> Directions
Gather every line holding the string "image".

> Dataset rows
· · ·

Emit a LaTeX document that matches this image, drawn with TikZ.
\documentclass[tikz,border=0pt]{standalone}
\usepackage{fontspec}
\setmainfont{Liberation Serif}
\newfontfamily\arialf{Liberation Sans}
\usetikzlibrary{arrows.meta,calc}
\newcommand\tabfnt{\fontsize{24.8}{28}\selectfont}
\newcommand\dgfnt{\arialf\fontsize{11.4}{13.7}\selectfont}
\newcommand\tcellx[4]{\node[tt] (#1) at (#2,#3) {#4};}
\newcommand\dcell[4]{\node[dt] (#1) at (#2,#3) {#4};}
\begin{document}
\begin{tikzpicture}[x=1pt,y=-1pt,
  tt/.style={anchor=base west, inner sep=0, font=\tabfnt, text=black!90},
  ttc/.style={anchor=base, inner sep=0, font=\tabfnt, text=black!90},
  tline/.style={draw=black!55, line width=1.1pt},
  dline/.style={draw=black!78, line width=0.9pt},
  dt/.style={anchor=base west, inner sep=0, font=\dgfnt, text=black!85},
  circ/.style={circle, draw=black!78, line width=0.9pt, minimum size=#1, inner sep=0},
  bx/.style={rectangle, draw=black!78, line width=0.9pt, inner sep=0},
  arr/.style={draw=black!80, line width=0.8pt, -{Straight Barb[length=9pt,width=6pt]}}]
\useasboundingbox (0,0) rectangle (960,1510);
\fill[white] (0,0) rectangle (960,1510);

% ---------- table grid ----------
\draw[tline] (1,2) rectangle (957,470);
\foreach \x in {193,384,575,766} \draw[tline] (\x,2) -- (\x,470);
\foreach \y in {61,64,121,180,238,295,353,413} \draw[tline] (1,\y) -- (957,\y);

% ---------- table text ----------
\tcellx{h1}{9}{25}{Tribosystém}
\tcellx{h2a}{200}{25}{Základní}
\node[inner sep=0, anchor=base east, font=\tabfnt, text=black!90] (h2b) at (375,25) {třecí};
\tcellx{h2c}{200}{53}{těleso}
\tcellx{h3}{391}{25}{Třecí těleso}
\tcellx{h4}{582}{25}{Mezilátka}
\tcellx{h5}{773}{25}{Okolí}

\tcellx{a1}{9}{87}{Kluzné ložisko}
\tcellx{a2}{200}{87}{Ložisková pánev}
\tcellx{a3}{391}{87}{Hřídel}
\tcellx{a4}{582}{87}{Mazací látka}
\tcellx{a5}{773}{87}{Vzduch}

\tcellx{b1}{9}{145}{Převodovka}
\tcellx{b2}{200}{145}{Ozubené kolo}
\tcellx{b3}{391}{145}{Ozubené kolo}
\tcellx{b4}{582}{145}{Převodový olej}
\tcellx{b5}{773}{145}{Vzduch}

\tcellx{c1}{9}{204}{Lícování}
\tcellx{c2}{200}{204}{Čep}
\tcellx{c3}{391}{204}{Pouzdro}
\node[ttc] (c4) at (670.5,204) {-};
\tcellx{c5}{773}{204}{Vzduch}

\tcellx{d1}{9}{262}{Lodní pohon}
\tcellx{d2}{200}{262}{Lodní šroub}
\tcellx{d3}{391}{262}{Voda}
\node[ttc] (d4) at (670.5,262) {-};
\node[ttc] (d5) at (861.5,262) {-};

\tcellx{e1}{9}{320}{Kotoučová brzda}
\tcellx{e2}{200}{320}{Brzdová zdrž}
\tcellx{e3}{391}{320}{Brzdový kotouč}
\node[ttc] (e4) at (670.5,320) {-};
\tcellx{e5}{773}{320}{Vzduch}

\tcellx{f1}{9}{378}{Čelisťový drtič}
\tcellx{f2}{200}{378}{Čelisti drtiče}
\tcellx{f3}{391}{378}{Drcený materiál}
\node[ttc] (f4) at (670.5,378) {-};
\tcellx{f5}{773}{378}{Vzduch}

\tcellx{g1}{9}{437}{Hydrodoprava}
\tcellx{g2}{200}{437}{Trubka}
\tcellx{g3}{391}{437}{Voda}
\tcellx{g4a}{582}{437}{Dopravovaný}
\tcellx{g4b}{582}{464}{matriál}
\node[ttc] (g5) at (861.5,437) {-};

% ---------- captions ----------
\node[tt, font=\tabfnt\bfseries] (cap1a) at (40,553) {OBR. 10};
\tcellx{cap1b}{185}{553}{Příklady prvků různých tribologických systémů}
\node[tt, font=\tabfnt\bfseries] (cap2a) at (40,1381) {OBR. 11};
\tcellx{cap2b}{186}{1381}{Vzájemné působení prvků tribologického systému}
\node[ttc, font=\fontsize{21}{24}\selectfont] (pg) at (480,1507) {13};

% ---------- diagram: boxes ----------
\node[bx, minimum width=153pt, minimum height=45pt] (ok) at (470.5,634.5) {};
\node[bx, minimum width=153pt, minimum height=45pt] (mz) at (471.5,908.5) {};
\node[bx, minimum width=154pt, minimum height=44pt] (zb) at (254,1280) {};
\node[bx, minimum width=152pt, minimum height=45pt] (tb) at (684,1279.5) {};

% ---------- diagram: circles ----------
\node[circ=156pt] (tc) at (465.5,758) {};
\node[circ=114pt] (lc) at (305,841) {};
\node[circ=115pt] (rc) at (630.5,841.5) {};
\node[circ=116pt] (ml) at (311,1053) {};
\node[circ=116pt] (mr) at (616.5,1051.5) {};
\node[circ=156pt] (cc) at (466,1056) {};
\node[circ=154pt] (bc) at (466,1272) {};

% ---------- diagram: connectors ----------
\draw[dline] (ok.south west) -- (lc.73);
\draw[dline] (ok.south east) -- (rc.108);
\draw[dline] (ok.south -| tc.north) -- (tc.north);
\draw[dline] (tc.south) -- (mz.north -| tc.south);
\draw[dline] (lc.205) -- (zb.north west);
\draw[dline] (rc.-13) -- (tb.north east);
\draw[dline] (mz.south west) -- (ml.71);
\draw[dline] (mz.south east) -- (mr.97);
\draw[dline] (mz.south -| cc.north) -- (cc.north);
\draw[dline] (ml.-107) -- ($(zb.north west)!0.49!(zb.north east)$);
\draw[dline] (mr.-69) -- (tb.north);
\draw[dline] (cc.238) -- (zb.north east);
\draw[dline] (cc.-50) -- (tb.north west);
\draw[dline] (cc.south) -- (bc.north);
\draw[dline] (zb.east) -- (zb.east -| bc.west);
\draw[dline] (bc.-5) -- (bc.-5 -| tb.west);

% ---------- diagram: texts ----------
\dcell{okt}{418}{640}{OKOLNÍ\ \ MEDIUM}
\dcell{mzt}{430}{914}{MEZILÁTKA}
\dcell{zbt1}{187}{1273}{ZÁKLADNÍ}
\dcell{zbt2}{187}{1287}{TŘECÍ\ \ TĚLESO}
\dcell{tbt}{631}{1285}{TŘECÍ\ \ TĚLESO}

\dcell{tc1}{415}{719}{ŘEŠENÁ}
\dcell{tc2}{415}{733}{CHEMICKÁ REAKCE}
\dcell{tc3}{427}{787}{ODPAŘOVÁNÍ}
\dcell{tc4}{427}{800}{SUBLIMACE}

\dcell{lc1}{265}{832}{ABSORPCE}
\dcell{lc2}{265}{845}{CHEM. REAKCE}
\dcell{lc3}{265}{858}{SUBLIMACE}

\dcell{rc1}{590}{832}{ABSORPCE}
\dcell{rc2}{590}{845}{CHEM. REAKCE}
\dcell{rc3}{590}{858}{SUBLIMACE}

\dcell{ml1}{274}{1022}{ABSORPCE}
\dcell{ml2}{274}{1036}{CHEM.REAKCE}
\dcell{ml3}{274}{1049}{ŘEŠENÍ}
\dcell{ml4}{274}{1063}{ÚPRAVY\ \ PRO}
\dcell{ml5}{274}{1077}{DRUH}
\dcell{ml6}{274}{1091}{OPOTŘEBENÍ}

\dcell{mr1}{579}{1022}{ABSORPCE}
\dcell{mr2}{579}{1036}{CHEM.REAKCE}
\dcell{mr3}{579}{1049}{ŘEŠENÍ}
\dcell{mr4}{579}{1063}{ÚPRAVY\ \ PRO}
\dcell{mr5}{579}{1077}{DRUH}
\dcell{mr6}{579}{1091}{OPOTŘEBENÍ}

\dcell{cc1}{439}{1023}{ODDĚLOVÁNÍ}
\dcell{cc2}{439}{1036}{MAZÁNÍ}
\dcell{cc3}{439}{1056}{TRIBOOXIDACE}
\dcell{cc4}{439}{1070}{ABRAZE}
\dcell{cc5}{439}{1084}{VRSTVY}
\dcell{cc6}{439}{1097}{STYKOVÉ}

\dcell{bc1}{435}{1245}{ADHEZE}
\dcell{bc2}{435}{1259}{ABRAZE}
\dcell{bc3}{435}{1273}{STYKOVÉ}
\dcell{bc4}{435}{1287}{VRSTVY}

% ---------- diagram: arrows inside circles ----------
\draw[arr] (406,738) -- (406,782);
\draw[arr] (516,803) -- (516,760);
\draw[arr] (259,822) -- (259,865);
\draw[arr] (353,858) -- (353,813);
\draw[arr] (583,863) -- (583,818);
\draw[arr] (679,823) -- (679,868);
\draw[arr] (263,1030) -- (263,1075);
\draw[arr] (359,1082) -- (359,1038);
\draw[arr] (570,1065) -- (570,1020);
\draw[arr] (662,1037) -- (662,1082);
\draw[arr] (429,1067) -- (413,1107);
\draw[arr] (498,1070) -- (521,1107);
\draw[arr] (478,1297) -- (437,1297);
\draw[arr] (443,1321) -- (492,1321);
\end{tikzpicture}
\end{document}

· · ·

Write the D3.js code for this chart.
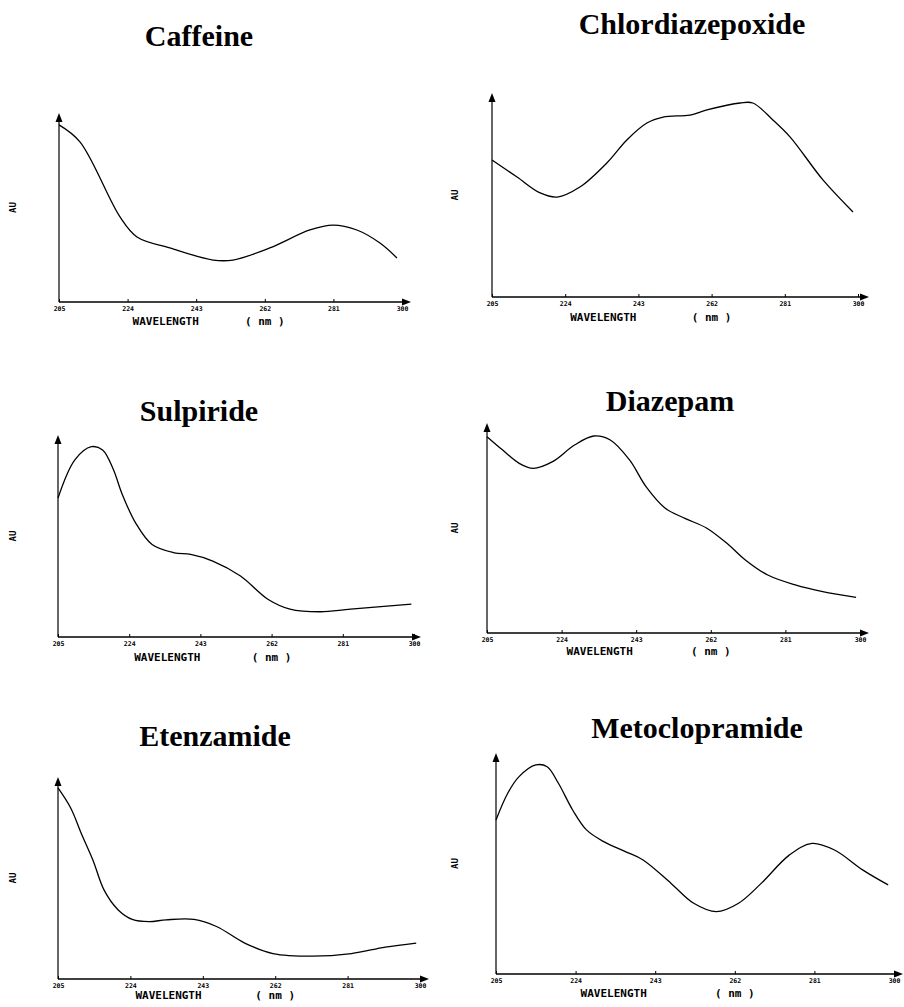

· · ·

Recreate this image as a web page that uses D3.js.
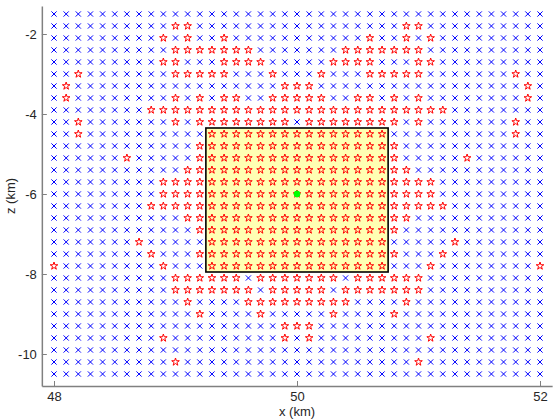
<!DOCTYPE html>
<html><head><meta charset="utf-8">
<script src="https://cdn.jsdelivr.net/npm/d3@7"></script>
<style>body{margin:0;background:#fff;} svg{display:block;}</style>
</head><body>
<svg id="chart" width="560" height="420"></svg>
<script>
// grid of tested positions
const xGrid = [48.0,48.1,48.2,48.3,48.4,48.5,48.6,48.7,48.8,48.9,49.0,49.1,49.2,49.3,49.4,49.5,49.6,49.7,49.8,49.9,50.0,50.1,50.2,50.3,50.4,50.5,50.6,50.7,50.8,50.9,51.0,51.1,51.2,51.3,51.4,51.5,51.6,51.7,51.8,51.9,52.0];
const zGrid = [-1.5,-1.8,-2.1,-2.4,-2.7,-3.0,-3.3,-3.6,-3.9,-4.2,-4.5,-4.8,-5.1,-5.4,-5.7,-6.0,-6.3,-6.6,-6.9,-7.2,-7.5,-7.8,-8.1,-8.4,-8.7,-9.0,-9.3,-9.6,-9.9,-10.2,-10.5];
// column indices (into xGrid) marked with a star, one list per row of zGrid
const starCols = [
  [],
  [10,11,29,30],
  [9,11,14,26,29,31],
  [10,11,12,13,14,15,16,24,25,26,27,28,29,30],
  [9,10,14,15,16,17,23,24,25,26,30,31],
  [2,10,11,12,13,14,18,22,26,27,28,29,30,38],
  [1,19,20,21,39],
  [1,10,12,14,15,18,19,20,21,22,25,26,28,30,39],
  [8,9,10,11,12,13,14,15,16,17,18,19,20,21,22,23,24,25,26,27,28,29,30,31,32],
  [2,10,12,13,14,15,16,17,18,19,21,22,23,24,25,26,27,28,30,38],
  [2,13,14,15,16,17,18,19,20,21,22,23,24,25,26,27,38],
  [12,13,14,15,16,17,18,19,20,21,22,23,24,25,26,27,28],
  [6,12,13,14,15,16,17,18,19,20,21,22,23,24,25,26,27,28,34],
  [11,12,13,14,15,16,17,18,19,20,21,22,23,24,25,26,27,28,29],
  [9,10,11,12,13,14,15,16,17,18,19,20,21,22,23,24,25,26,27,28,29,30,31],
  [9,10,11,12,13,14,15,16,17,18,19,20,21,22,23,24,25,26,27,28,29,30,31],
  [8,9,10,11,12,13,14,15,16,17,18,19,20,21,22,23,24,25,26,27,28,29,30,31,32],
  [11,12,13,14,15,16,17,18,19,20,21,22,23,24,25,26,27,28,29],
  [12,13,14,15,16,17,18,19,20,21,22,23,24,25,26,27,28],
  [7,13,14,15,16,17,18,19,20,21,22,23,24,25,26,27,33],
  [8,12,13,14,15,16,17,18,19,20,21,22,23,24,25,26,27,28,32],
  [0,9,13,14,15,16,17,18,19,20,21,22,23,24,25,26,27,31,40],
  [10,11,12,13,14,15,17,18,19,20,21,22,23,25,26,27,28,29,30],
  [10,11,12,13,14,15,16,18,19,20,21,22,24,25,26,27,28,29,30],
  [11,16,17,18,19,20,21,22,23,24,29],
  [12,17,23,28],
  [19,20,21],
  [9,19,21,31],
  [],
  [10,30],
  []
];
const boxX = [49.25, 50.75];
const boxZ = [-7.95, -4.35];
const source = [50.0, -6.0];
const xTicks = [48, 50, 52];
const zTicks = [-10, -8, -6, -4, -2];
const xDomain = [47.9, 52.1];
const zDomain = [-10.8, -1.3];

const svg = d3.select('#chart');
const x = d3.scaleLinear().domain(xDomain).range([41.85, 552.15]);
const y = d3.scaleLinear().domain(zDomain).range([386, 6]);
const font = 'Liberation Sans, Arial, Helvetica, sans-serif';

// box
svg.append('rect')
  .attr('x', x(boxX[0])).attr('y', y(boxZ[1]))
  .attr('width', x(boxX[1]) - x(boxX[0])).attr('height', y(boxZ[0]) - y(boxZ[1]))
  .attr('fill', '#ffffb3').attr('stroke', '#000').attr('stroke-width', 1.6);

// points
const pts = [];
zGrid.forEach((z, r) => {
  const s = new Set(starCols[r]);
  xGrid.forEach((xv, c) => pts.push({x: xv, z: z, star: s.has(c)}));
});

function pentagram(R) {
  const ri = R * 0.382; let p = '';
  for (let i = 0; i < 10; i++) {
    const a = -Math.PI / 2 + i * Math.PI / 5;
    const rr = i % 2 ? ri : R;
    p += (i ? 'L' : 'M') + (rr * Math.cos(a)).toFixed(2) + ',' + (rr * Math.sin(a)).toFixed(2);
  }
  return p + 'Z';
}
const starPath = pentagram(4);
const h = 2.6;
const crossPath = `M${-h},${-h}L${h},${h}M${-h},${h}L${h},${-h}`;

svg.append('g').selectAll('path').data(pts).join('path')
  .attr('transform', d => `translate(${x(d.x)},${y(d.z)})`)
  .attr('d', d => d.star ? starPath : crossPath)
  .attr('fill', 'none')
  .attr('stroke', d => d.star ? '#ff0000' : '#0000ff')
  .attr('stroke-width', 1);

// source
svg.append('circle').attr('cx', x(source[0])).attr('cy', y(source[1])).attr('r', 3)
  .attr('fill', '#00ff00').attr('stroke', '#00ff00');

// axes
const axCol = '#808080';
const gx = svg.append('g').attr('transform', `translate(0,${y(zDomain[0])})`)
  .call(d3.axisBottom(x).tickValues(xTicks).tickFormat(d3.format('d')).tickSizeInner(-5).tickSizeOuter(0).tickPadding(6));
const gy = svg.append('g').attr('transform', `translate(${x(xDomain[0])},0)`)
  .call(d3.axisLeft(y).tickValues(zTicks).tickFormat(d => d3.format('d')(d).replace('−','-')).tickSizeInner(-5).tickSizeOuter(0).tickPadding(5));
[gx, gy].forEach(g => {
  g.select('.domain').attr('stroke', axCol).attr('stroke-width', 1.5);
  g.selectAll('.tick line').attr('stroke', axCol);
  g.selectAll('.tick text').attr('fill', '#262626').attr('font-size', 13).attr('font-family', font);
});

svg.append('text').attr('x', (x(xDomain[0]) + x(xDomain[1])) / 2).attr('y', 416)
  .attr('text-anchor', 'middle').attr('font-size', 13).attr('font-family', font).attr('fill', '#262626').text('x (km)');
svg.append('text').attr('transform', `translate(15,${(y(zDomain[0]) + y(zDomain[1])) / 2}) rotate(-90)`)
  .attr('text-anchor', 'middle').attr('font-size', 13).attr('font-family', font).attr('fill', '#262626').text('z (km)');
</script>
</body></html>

· · ·

> Full response
Emit a LaTeX document that matches this image, drawn with TikZ.
Recreate this image as a web page that uses D3.js.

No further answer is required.